NON UCCIDERE

Michel Deguy

 





A Léo Ferré

 

Non ucciderai affatto
Né i tuoi compagni di classe, né i tuoi professori
Né i vicini non ucciderai affatto né
A Srebnica né a Tel Aviv né a Jenin
Né perché Dio ti aspetta bevendo sotto la pergola
Né per la patria né per le tue idee
Non ucciderai affatto
- "affatto" vuol dire
Non ucciderai in nessun modo
Non ucciderai il prefetto Erignac
Sotto alcun pretesto nemmeno quello della gloria dimenticata di Paoli
Né perché Dio ti ha dato una parte
All'indomani della Genesi
Né perché Maometto e il suo asino
Hanno lasciato la terrazza sotto le ali dell'angelo
Non ucciderai per l'incasso della panettiera
Né per il fischio dell'acceleratore a 3,5 grammi di alcol
Né per la spiaggia dei protettori ritiratisi ai tropici
Non ucciderai né per godere
Né per vendicarti
Né perché "tu vali"
Come cantilena L'Oréal
Con i tuoi 300 000 anni non hai più l'età
Per fare il furbo
Né perché gli odori del vicino attraversano il pianerottolo
O perché il dio dirimpettaio suona la tromba
Non ucciderai
Non perché fu scritto sulle tavole della legge
Ma perché sei tu stesso a dirtelo
Spesso in pieno petto
E perché ti si dice: è meglio non uccidere,
Credici
Non ucciderai nemmeno il riccio che passa lento
E neanche il piccione di Saint-Sulpice e
Tanto meno la foca pelosa o il rinoceronte erotico
Né l'elefante che occupa tutto lo spazio
Né lo zibetto gastronomico
Non ucciderai affatto
Perché quelli che ti urlano di uccidere
Sono più cretini di quelli che ti dicono di non farlo
Hai l'età della ragione per capirlo
L'età della disobbedienza secondo Arendt
Agirai secondo coscienza e niente di buono
Te lo ordina
Perché non ci sono subumani
E non ce ne sono mai stati
Perché non c'è più la Voce che viene dall'alto
Né un piatto della bilancia per la vita eterna
Perché i morti non gridano vendetta
E d'altronde non gridano niente perché non esistono più
Perché non ne hai bisogno per "fare il lavoro del lutto"
(questo cliché opprimente di freudiana memoria in tivù)
Perché non ci si rifà una vita
Perché tu non sei un altro
Perché "non degnarti di vedere"
Niente tranne il vortice delle nebulose
Perché questo è il primo e l'ultimo
E il solo comandamento.


(Tratto da Arresti frequenti, Poesie scelte 1965-2006, Luca Sossella editore, 2007, Roma. Traduzione di Mario Benedetti.)
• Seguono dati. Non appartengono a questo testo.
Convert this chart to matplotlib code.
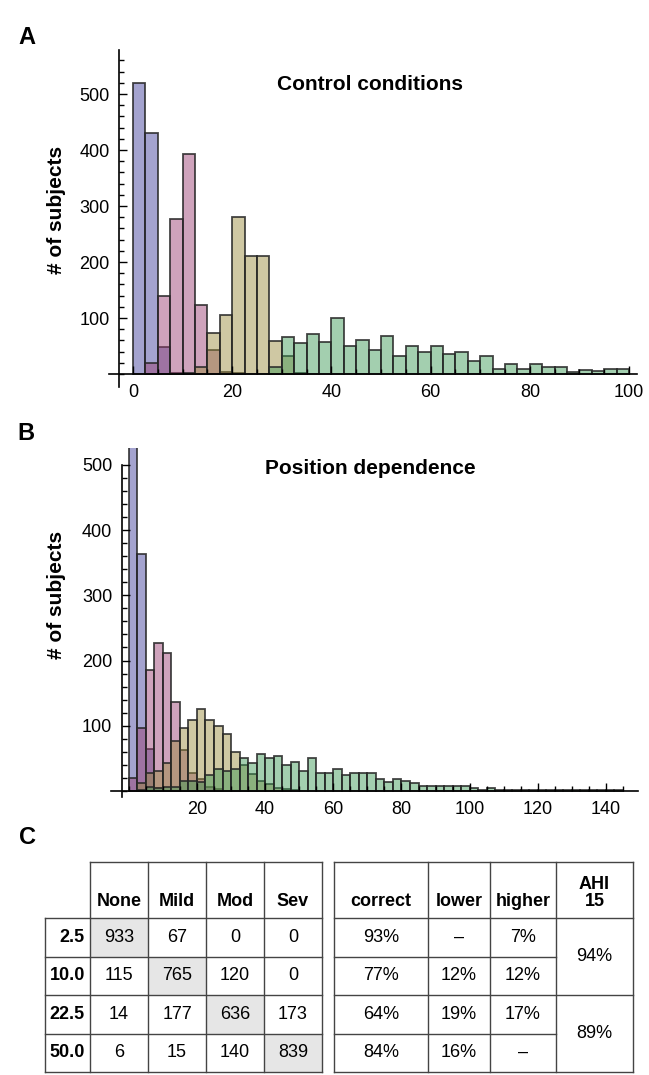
import numpy as np
import matplotlib
matplotlib.use('Agg')
import matplotlib.pyplot as plt
from matplotlib.ticker import FixedLocator

plt.rcParams['font.family'] = ['Liberation Sans Narrow', 'Liberation Sans', 'DejaVu Sans']

# ---- data (counts per 2.5-wide bin, starting at 0) ----
bin_w = 2.5

blue_A = [520, 430, 49, 2]
pink_A = [0, 20, 139, 276, 392, 124, 42, 4, 2]
yellow_A = [0, 0, 0, 0, 2, 13, 73, 106, 281, 210, 210, 59, 32, 2]
green_A = [0] * 11 + [13, 66, 55, 71, 57, 100, 50, 60, 42, 68, 32, 50, 39, 50, 35,
                      39, 24, 32, 9, 17, 9, 17, 13, 13, 3, 7, 5, 9, 9]

blue_B = [575, 364, 65, 4]
pink_B = [19, 97, 185, 227, 212, 136, 62, 28, 18, 6, 3]
yellow_B = [0, 12, 28, 31, 42, 77, 96, 109, 125, 109, 100, 87, 60, 40, 26, 15, 10, 5, 3, 2]
green_B = [0, 2, 6, 4, 6, 6, 15, 15, 14, 24, 33, 31, 33, 50, 43, 56, 50, 53, 40, 44,
           31, 50, 28, 28, 34, 25, 28, 28, 28, 18, 14, 18, 15, 12, 8, 8, 8, 8, 8, 8,
           5, 1, 5, 2, 2, 1, 2, 2, 1, 2, 2, 1, 2, 1, 2, 2, 1, 2]

# table C
row_labels = ['2.5', '10.0', '22.5', '50.0']
class_labels = ['None', 'Mild', 'Mod', 'Sev']
confusion = [[933, 67, 0, 0],
             [115, 765, 120, 0],
             [14, 177, 636, 173],
             [6, 15, 140, 839]]
stat_labels = ['correct', 'lower', 'higher']
stat_values = [['93%', '\u2013', '7%'],
               ['77%', '12%', '12%'],
               ['64%', '19%', '17%'],
               ['84%', '16%', '\u2013']]
ahi_label = 'AHI\n15'
ahi_values = ['94%', '89%']

colors = [(0.2472, 0.24, 0.6, 0.47), (0.6, 0.24, 0.4429, 0.47),
          (0.6, 0.547, 0.24, 0.47), (0.24, 0.6, 0.337, 0.47)]
edge_col = (0.15, 0.15, 0.15, 0.85)

W, H = 649, 1075
fig = plt.figure(figsize=(W / 100, H / 100), dpi=100)


def px_axes(left, right, top, bottom):
    return fig.add_axes([left / W, 1 - bottom / H, (right - left) / W, (bottom - top) / H])


def draw_hist(ax, series):
    for counts, col in zip(series, colors):
        counts = np.array(counts, dtype=float)
        x = np.arange(len(counts)) * bin_w
        m = counts > 0
        ax.bar(x[m], counts[m], width=bin_w, align='edge', color=col,
               edgecolor=edge_col, linewidth=1.3, zorder=1)


def style_axes(ax, yspine_x, xmaj, xmin, ymaj, ymin, ybound):
    for s in ['top', 'right']:
        ax.spines[s].set_visible(False)
    ax.spines['left'].set_position(('data', yspine_x))
    ax.spines['bottom'].set_position(('data', 0))
    ax.spines['left'].set_bounds(*ybound)
    for s in ['left', 'bottom']:
        ax.spines[s].set_linewidth(1.2)
        ax.spines[s].set_zorder(3)
    ax.xaxis.set_major_locator(FixedLocator(xmaj))
    ax.xaxis.set_minor_locator(FixedLocator(xmin))
    ax.yaxis.set_major_locator(FixedLocator(ymaj))
    ax.yaxis.set_minor_locator(FixedLocator(ymin))
    ax.tick_params(which='both', direction='in', width=1, labelsize=13, pad=7)
    ax.tick_params(which='major', length=6)
    ax.tick_params(which='minor', length=3.5)
    ax.patch.set_alpha(0)


# ---- panel A ----
axA = px_axes(109, 637, 50, 387)
draw_hist(axA, [blue_A, pink_A, yellow_A, green_A])
axA.set_xlim(-4.84, 101.6)
axA.set_ylim(-23.2, 578.6)
style_axes(axA, -2.8, np.arange(0, 101, 20), np.arange(0, 101, 5),
           np.arange(100, 501, 100), np.arange(0, 579, 20), (-23.2, 578.6))

# ---- panel B ----
axB = px_axes(110.7, 638, 448, 797)
draw_hist(axB, [blue_B, pink_B, yellow_B, green_B])
axB.set_xlim(-5.31, 149.4)
axB.set_ylim(-9.4, 526)
style_axes(axB, -2.0, np.arange(20, 141, 20), np.arange(0, 146, 5),
           np.arange(100, 501, 100), np.arange(0, 501, 20), (-9.4, 500))

# labels and titles
fig.text(27 / W, 1 - 37 / H, 'A', fontsize=17, fontweight='bold', ha='center', va='center')
fig.text(26 / W, 1 - 433 / H, 'B', fontsize=17, fontweight='bold', ha='center', va='center')
fig.text(27 / W, 1 - 838 / H, 'C', fontsize=17, fontweight='bold', ha='center', va='center')
fig.text(370 / W, 1 - 85 / H, 'Control conditions', fontsize=15, fontweight='bold',
         ha='center', va='center')
fig.text(370 / W, 1 - 468 / H, 'Position dependence', fontsize=15, fontweight='bold',
         ha='center', va='center')
fig.text(57 / W, 1 - 210 / H, '# of subjects', fontsize=15, fontweight='bold',
         rotation=90, ha='center', va='center')
fig.text(57 / W, 1 - 595 / H, '# of subjects', fontsize=15, fontweight='bold',
         rotation=90, ha='center', va='center')

# ---- panel C (table) ----
axC = fig.add_axes([0, 0, 1, 1])
axC.set_xlim(0, W)
axC.set_ylim(H, 0)
axC.axis('off')

t_top, h_bot, row_h = 862, 918, 38.5
row_edges = [h_bot + i * row_h for i in range(len(row_labels) + 1)]
left_edges = [45, 90, 148, 206, 264, 322]
right_edges = [334, 428, 490, 556, 633]
lc = dict(color='#444444', lw=1.0)
fs = 13

# shaded diagonal
for i in range(len(row_labels)):
    axC.fill_between([left_edges[i + 1], left_edges[i + 2]], row_edges[i], row_edges[i + 1],
                     color='#e6e6e6', lw=0, zorder=0)

# left table grid
for y in row_edges:
    axC.plot([left_edges[0], left_edges[-1]], [y, y], **lc)
axC.plot([left_edges[1], left_edges[-1]], [t_top, t_top], **lc)
axC.plot([left_edges[0], left_edges[0]], [h_bot, row_edges[-1]], **lc)
for x in left_edges[1:]:
    axC.plot([x, x], [t_top, row_edges[-1]], **lc)

# right table grid
axC.plot([right_edges[0], right_edges[-1]], [t_top, t_top], **lc)
axC.plot([right_edges[0], right_edges[-1]], [h_bot, h_bot], **lc)
for i, y in enumerate(row_edges[1:]):
    x_end = right_edges[-1] if (i % 2 == 1) else right_edges[-2]
    axC.plot([right_edges[0], x_end], [y, y], **lc)
for x in right_edges:
    axC.plot([x, x], [t_top, row_edges[-1]], **lc)

# headers
for j, lab in enumerate(class_labels):
    axC.text((left_edges[j + 1] + left_edges[j + 2]) / 2, h_bot - 8, lab, fontsize=fs,
             fontweight='bold', ha='center', va='bottom')
for j, lab in enumerate(stat_labels):
    axC.text((right_edges[j] + right_edges[j + 1]) / 2, h_bot - 8, lab, fontsize=fs,
             fontweight='bold', ha='center', va='bottom')
axC.text((right_edges[3] + right_edges[4]) / 2, h_bot - 8, ahi_label, fontsize=fs,
         fontweight='bold', ha='center', va='bottom', linespacing=1.0)

# body
for i, lab in enumerate(row_labels):
    yc = (row_edges[i] + row_edges[i + 1]) / 2
    axC.text(left_edges[1] - 5, yc, lab, fontsize=fs, fontweight='bold', ha='right', va='center')
    for j, v in enumerate(confusion[i]):
        axC.text((left_edges[j + 1] + left_edges[j + 2]) / 2, yc, str(v), fontsize=fs,
                 ha='center', va='center')
    for j, v in enumerate(stat_values[i]):
        axC.text((right_edges[j] + right_edges[j + 1]) / 2, yc, v, fontsize=fs,
                 ha='center', va='center')
for k, v in enumerate(ahi_values):
    axC.text((right_edges[3] + right_edges[4]) / 2, row_edges[2 * k + 1], v, fontsize=fs,
             ha='center', va='center')

fig.savefig('out.png', dpi=100)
Michel Deguy, scrittore e poeta nato a Parigi nel 1930, filosofo e professore di letteratura, Grand Prix National di poesia nel 2004, è l'autore di un'opera vastissima, pubblicata in Francia dalla Gallimard. Su di lui ha scritto Mario Benedetti: "Se la luce è il linguaggio, come egli stesso afferma, essa è interna ai testi, s'irradia nell'ordito delle parole, dei sintagmi, delle frasi, delle immagini, dei versi. Il vocabolo non è provvisto di un'espressione piena, non è fermo punto di riferimento che attesti e fondi la consistenza del reale. L'esitazione, conseguente all'estrema consapevolezza che il poeta possiede, tra cosa e parola, tra cosa e immagine, tra presenza e il fatto di nominarla, dirla, interna al sentire e al fare poetico, sviluppa perifrasi e salti associativi a volte ardui ma avvincenti seppure 'legati' da amarezza, dolore, angoscia. E in ciò risiede in ultimo forse il segreto dell'opera di Michel Deguy."